Was meinen Sie ist das Erfolgsrezept dieser Unternehmen?

Allen guten Beispielen ist meiner Meinung nach gemeinsam, dass sie sich wirklich für den Menschen interessieren. Dazu gehören ein persönlicher Ansprechpartner für die Bewerbung, Schnuppertage, bei denen man sich wirklich mit den Anwesenden beschäftigt, eine klare Kommunikation während des gesamten Prozesses und gelebte Mitarbeiterorientierung im Betrieb. Ich empfehle gern, die Hälfte des Recruiting-Budgets in die Zufriedenheit der bestehenden Mitarbeiter und Lehrlinge zu investieren – die rekrutieren dann von sich aus besser als jedes Inserat.

Oft hört man das Schlagwort „Employer Branding“. Ist das auch für kleinere Betriebe relevant und wenn ja, wie kann es bei der Lehrlingssuche unterstützen?

Employer Branding ist für alle Betriebe relevant. Allerdings ist es auch nicht die Wissenschaft, als die es von Beratern gerne verkauft wird – die ja Geld verdienen wollen. Wir werden am diesjährigen Ausbildertag einiges dazu hören, aber die Eckpfeiler sind:

  • mit den Mitarbeitern erarbeiten, warum sie im Unternehmen arbeiten,
  • den Sinn des unternehmerischen Tuns formulieren,
  • beides mit den eigenen Mitarbeitern nach außen kommunizieren,
  • dazu einladen, das Unternehmen live zu erleben.

Lehrlingsförderung

Welchen Tipp würden Sie Ausbildungsbetrieben also in puncto Lehrlingssuche geben?

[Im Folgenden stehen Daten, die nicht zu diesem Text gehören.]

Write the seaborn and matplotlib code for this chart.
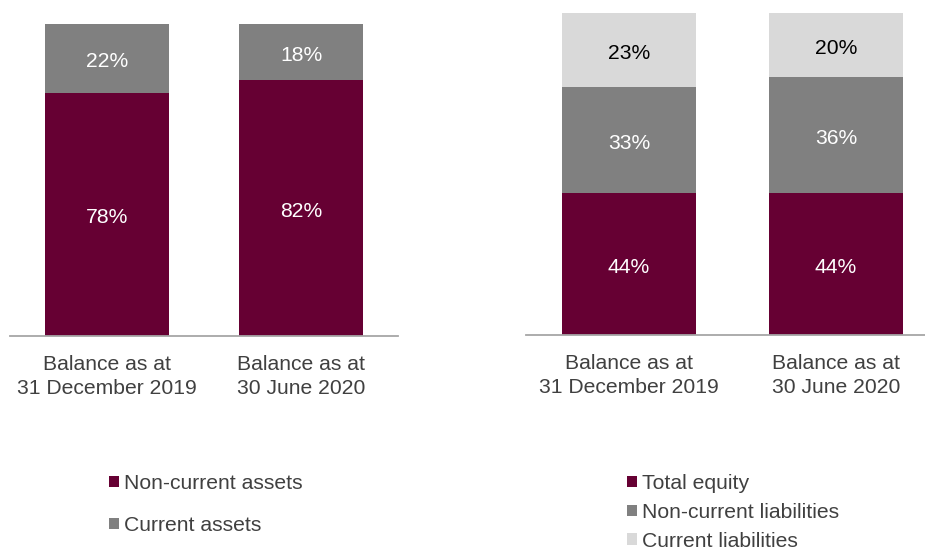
import matplotlib
matplotlib.use("Agg")
import matplotlib.pyplot as plt
from matplotlib.patches import Patch
import numpy as np
import seaborn as sns

# Balance-sheet structure, in percent of the total
periods = ["Balance as at\n31 December 2019", "Balance as at\n30 June 2020"]

asset_labels = ["Non-current assets", "Current assets"]
non_current_assets = [78, 82]
current_assets = [22, 18]

liability_labels = ["Total equity", "Non-current liabilities", "Current liabilities"]
total_equity = [44, 44]
non_current_liabilities = [33, 36]
current_liabilities = [23, 20]

MAROON = "#660033"
GREY = "#808080"
LIGHT = "#D9D9D9"
TEXT = "#404040"
AXIS = "#A6A6A6"
FS = 15.2

sns.set_theme(style="white")
plt.rcParams["font.family"] = ["Liberation Sans", "DejaVu Sans"]

W, H = 925, 549
fig = plt.figure(figsize=(W / 100, H / 100), dpi=100)


def px_axes(left, top, right, bottom):
    return fig.add_axes([left / W, 1 - bottom / H, (right - left) / W, (bottom - top) / H])


def stacked(ax, segments, colors, text_colors, width):
    tops = np.cumsum(np.array(segments, dtype=float), axis=0)
    # draw the tallest cumulative bar first, then cover it with the lower ones
    for top, color in reversed(list(zip(tops, colors))):
        sns.barplot(x=periods, y=top, color=color, width=width, saturation=1,
                    linewidth=0, ax=ax)
    for seg, top, tc in zip(segments, tops, text_colors):
        for i, v in enumerate(seg):
            ax.annotate(f"{v}%", xy=(i, top[i] - v / 2), xytext=(0, -2.5),
                        textcoords="offset points", ha="center", va="center",
                        color=tc, fontsize=FS)
    ax.set_ylim(0, 100)
    ax.set_xlim(-0.5, 1.5)
    ax.set_yticks([])
    ax.set_xlabel("")
    ax.set_ylabel("")
    sns.despine(ax=ax, left=True)
    ax.spines["bottom"].set_color(AXIS)
    ax.spines["bottom"].set_linewidth(1.3)
    ax.tick_params(axis="x", length=0, pad=13.5, labelsize=FS, labelcolor=TEXT)
    for lab in ax.get_xticklabels():
        lab.set_linespacing(1.32)


ax1 = px_axes(10, 24, 398, 336)
stacked(ax1, [non_current_assets, current_assets], [MAROON, GREY],
        ["white", "white"], 0.644)

ax2 = px_axes(525.5, 13, 939.5, 335)
stacked(ax2, [total_equity, non_current_liabilities, current_liabilities],
        [MAROON, GREY, LIGHT], ["white", "white", "black"], 0.647)


def legend(labels, colors, x, y, spacing):
    handles = [Patch(facecolor=c, edgecolor="none", label=l) for l, c in zip(labels, colors)]
    fig.legend(handles=handles, loc="upper left", bbox_to_anchor=(x / W, 1 - y / H),
               frameon=False, fontsize=FS, handlelength=0.48, handleheight=0.48,
               handletextpad=0.25, labelspacing=spacing, borderpad=0,
               borderaxespad=0, labelcolor=TEXT)


legend(asset_labels, [MAROON, GREY], 109, 474, 1.09)
legend(liability_labels, [MAROON, GREY, LIGHT], 627, 474, 0.47)

fig.savefig("out.png", dpi=100)
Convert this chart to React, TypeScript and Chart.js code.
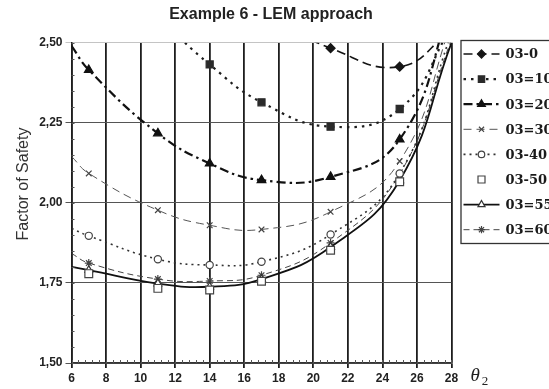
import React, { useEffect, useRef } from "react";
import { Chart, registerables } from "chart.js";

Chart.register(...registerables);

// ---------- text ----------
const TITLE = "Example 6 - LEM approach";
const Y_TITLE = "Factor of Safety";
const X_TITLE = "θ";
const X_TITLE_SUB = "2";

// ---------- axes ----------
const xMin = 6;
const xMax = 28;
const xStep = 2;
const yMin = 1.5;
const yMax = 2.5;
const yStep = 0.25;

// ---------- data ----------
// x positions at which values were read off the picture
const xValues = [6, 7, 11, 14, 17, 21, 25, 28];
// whether a marker is drawn at that position (the ends are trendline readings only)
const hasMarker = [false, true, true, true, true, true, true, false];

const s03_0 = [null, null, null, null, 2.59, 2.483, 2.425, 2.54];
const s03_10 = [null, null, 2.58, 2.432, 2.314, 2.238, 2.293, 2.55];
const s03_20 = [2.49, 2.415, 2.217, 2.123, 2.071, 2.081, 2.198, 2.62];
const s03_30 = [2.145, 2.092, 1.977, 1.93, 1.917, 1.972, 2.13, 2.56];
const s03_40 = [1.92, 1.897, 1.824, 1.806, 1.816, 1.901, 2.092, 2.53];
const s03_50 = [null, 1.779, 1.733, 1.728, 1.755, 1.852, 2.066, null];
const s03_55 = [1.8, 1.79, 1.748, 1.738, 1.762, 1.862, 2.07, 2.5];
const s03_60 = [1.842, 1.812, 1.762, 1.756, 1.774, 1.875, 2.09, 2.51];

const seriesNames = ["03-0", "03=10", "03=20", "03=30", "03-40", "03-50", "03=55", "03=60"];
const seriesValues = [s03_0, s03_10, s03_20, s03_30, s03_40, s03_50, s03_55, s03_60];

// ---------- styles ----------
type Style = {
  color: string;
  width: number;
  dash: number[];
  line: boolean;
  marker: string;
  radius: number;
  fill: string;
  mStroke: string;
};

const seriesStyles: Style[] = [
  { color: "#151515", width: 1.6, dash: [9, 5], line: true, marker: "rectRot", radius: 4.5, fill: "#151515", mStroke: "#151515" },
  { color: "#1c1c1c", width: 2.2, dash: [2.5, 5], line: true, marker: "rect", radius: 5, fill: "#2a2a2a", mStroke: "#2a2a2a" },
  { color: "#111111", width: 2.2, dash: [9, 4, 2.5, 4], line: true, marker: "triangle", radius: 5, fill: "#111111", mStroke: "#111111" },
  { color: "#555555", width: 1, dash: [8, 5], line: true, marker: "crossRot", radius: 4, fill: "#555555", mStroke: "#444444" },
  { color: "#333333", width: 1.6, dash: [2, 4], line: true, marker: "circle", radius: 3.6, fill: "#ffffff", mStroke: "#444444" },
  { color: "#333333", width: 1, dash: [], line: false, marker: "rect", radius: 5.5, fill: "#ffffff", mStroke: "#444444" },
  { color: "#111111", width: 1.8, dash: [], line: true, marker: "triangle", radius: 4.5, fill: "#ffffff", mStroke: "#333333" },
  { color: "#444444", width: 1, dash: [6, 4], line: true, marker: "star", radius: 4, fill: "#444444", mStroke: "#444444" },
];

const LEGEND_LINE_SAMPLE: boolean[] = [true, true, true, true, true, false, true, true];

function drawMarker(
  ctx: CanvasRenderingContext2D,
  style: string,
  x: number,
  y: number,
  r: number,
  fill: string,
  stroke: string
) {
  ctx.save();
  ctx.setLineDash([]);
  ctx.lineWidth = 1.2;
  ctx.fillStyle = fill;
  ctx.strokeStyle = stroke;
  ctx.beginPath();
  const third = (2 * Math.PI) / 3;
  switch (style) {
    case "rectRot":
      ctx.moveTo(x, y - r);
      ctx.lineTo(x + r, y);
      ctx.lineTo(x, y + r);
      ctx.lineTo(x - r, y);
      ctx.closePath();
      ctx.fill();
      ctx.stroke();
      break;
    case "rect": {
      const s = Math.SQRT1_2 * r;
      ctx.rect(x - s, y - s, 2 * s, 2 * s);
      ctx.fill();
      ctx.stroke();
      break;
    }
    case "triangle":
      for (let i = 0; i < 3; i++) {
        const a = i * third;
        const px = x + Math.sin(a) * r;
        const py = y - Math.cos(a) * r;
        if (i === 0) ctx.moveTo(px, py);
        else ctx.lineTo(px, py);
      }
      ctx.closePath();
      ctx.fill();
      ctx.stroke();
      break;
    case "circle":
      ctx.arc(x, y, r, 0, Math.PI * 2);
      ctx.fill();
      ctx.stroke();
      break;
    case "crossRot": {
      const d = r * Math.SQRT1_2;
      ctx.moveTo(x - d, y - d);
      ctx.lineTo(x + d, y + d);
      ctx.moveTo(x - d, y + d);
      ctx.lineTo(x + d, y - d);
      ctx.stroke();
      break;
    }
    case "star": {
      const d = r * Math.SQRT1_2;
      ctx.moveTo(x - d, y - d);
      ctx.lineTo(x + d, y + d);
      ctx.moveTo(x - d, y + d);
      ctx.lineTo(x + d, y - d);
      ctx.moveTo(x, y - r);
      ctx.lineTo(x, y + r);
      ctx.moveTo(x - r, y);
      ctx.lineTo(x + r, y);
      ctx.stroke();
      break;
    }
  }
  ctx.restore();
}

const overlayPlugin = {
  id: "overlay",
  afterDraw(chart: any) {
    const ctx: CanvasRenderingContext2D = chart.ctx;
    const { left, right, bottom } = chart.chartArea;
    const xs = chart.scales.x;
    const ys = chart.scales.y;
    ctx.save();

    // minor ticks on the bottom axis
    ctx.strokeStyle = "#555";
    ctx.lineWidth = 1;
    ctx.setLineDash([]);
    const xMinor = 0.4;
    for (let v = xMin; v <= xMax + 1e-6; v += xMinor) {
      const px = Math.round(xs.getPixelForValue(v)) + 0.5;
      ctx.beginPath();
      ctx.moveTo(px, bottom);
      ctx.lineTo(px, bottom - 3);
      ctx.stroke();
    }
    // minor ticks on the left axis
    const yMinor = 0.05;
    for (let v = yMin; v <= yMax + 1e-6; v += yMinor) {
      const py = Math.round(ys.getPixelForValue(v)) + 0.5;
      ctx.beginPath();
      ctx.moveTo(left, py);
      ctx.lineTo(left + 3, py);
      ctx.stroke();
    }

    // title
    ctx.fillStyle = "#222";
    ctx.font = 'bold 16px "Liberation Sans", Arial, sans-serif';
    ctx.textAlign = "center";
    ctx.textBaseline = "middle";
    ctx.fillText(TITLE, 271, 15);

    // y title
    ctx.save();
    ctx.translate(24, 184);
    ctx.rotate(-Math.PI / 2);
    ctx.font = '16px "Liberation Sans", Arial, sans-serif';
    ctx.fillStyle = "#333";
    ctx.fillText(Y_TITLE, 0, 0);
    ctx.restore();

    // x title (theta 2)
    ctx.textAlign = "left";
    ctx.textBaseline = "alphabetic";
    ctx.fillStyle = "#222";
    ctx.font = 'italic 19px "Liberation Serif", "DejaVu Serif", serif';
    ctx.fillText(X_TITLE, right + 19, 381);
    const tw = ctx.measureText(X_TITLE).width;
    ctx.font = '13px "Liberation Serif", "DejaVu Serif", serif';
    ctx.fillText(X_TITLE_SUB, right + 19 + tw + 2, 385);

    // legend
    const bx = right + 9;
    const by = 40;
    const bh = 203;
    ctx.fillStyle = "#fff";
    ctx.fillRect(bx, by, 200, bh);
    ctx.strokeStyle = "#333";
    ctx.lineWidth = 1.3;
    ctx.setLineDash([]);
    ctx.strokeRect(bx + 0.5, by + 0.5, 200, bh);
    const rowH = 25.1;
    seriesNames.forEach((name, i) => {
      const st = seriesStyles[i];
      const cy = by + 14 + i * rowH;
      const x0 = bx + 3;
      const x1 = bx + 39;
      if (LEGEND_LINE_SAMPLE[i]) {
        ctx.save();
        ctx.strokeStyle = st.color;
        ctx.lineWidth = st.width;
        ctx.setLineDash(st.dash);
        ctx.beginPath();
        ctx.moveTo(x0, cy);
        ctx.lineTo(x1, cy);
        ctx.stroke();
        ctx.restore();
      }
      drawMarker(ctx, st.marker, (x0 + x1) / 2, cy, st.radius * 0.9, st.fill, st.mStroke);
      ctx.fillStyle = "#1a1a1a";
      ctx.font = 'bold 13px "DejaVu Serif", "Liberation Serif", serif';
      ctx.textAlign = "left";
      ctx.textBaseline = "middle";
      ctx.fillText(name, x1 + 6, cy + 1);
    });

    ctx.restore();
  },
};

export default function App() {
  const ref = useRef<HTMLCanvasElement | null>(null);

  useEffect(() => {
    if (!ref.current) return;

    const datasets = seriesValues.map((vals, si) => {
      const st = seriesStyles[si];
      const pts: { x: number; y: number }[] = [];
      const radii: number[] = [];
      vals.forEach((v, i) => {
        if (v === null || v === undefined) return;
        pts.push({ x: xValues[i], y: v as number });
        radii.push(hasMarker[i] ? st.radius : 0);
      });
      return {
        label: seriesNames[si],
        data: pts,
        showLine: st.line,
        borderColor: st.color,
        borderWidth: st.width,
        borderDash: st.dash,
        pointStyle: st.marker,
        pointRadius: radii,
        pointHoverRadius: radii,
        pointBackgroundColor: st.fill,
        pointBorderColor: st.mStroke,
        pointBorderWidth: 1.2,
        tension: 0.45,
        fill: false,
        clip: 0,
      };
    });

    const chart = new Chart(ref.current, {
      type: "line",
      data: { datasets: datasets as any },
      plugins: [overlayPlugin],
      options: {
        animation: false,
        responsive: false,
        devicePixelRatio: 1,
        layout: { padding: { top: 42.7, right: 97.5, left: 0, bottom: 0 } },
        elements: { line: { capBezierPoints: false } as any },
        plugins: {
          legend: { display: false },
          title: { display: false },
          tooltip: { enabled: false },
        },
        scales: {
          x: {
            type: "linear",
            min: xMin,
            max: xMax,
            ticks: {
              stepSize: xStep,
              autoSkip: false,
              maxRotation: 0,
              color: "#222",
              padding: 3,
              font: { size: 12, weight: "bold", family: '"Liberation Sans", Arial, sans-serif' },
            },
            grid: { color: "#1e1e1e", lineWidth: 1.8, tickLength: 5, drawTicks: true },
            border: { display: true, color: "#333", width: 1.5 },
            afterFit: (s: any) => {
              s.height = 26;
            },
          },
          y: {
            type: "linear",
            min: yMin,
            max: yMax,
            ticks: {
              stepSize: yStep,
              color: "#222",
              padding: 3,
              font: { size: 12, weight: "bold", family: '"Liberation Sans", Arial, sans-serif' },
              callback: (v: any) => Number(v).toFixed(2).replace(".", ","),
            },
            grid: {
              color: (c: any) => (c.tick && c.tick.value >= yMax - 1e-6 ? "#c4c4c4" : "#555"),
              lineWidth: 1,
              tickLength: 6,
            },
            border: { display: true, color: "#1e1e1e", width: 1.5 },
            afterFit: (s: any) => {
              s.width = 71.5;
            },
          },
        },
      } as any,
    });

    return () => chart.destroy();
  }, []);

  return (
    <div style={{ position: "fixed", left: 0, top: 0, width: 549, height: 389, background: "#fff" }}>
      <canvas ref={ref} width={549} height={389} style={{ display: "block", width: 549, height: 389 }} />
    </div>
  );
}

  1. Zeigen Sie, was Sie tun und warum.
  2. Bedenken Sie, dass weder Jugendliche noch Eltern wissen, was Ihr Unternehmen macht!
  3. Kommunizieren Sie das, was zur jeweiligen Bewerbungsphase passt.
    • Zuerst: „Worum geht es überhaupt im Überblick?“
    • Dann: „Schau vorbei, erlebe uns, mach dir ein Bild!“
    • Zuletzt: Details wie Lehrzeit, Inhalte der Berufsschule & Co
  4. Versuchen Sie nicht, jugendlich zu sein (außer Sie sind wirklich ein Start-up). Authentisch zu sein, ist das einzige Versprechen, das Sie später halten können.
  5. Senden Sie unterschiedliche Botschaften für Jugendliche und Eltern, denn die haben ganz unterschiedliche Interessenslagen.

Robert Frasch

… ist Gründer des Ausbildernetzwerks lehrlingspower.at und Herausgeber des Handbuchs „Lehrlingsausbildung in der Praxis“. Er vernetzt Ausbilder, Betriebe und Experten auf nationaler und internationaler Ebene. Als begeisterter Redner ist er auf den Bühnen Europas die „Stimme für die duale Berufsausbildung“. Mit seinen Auftritten macht er Betrieben, Politikern, Medien und der Öffentlichkeit Lust auf Ausbildung.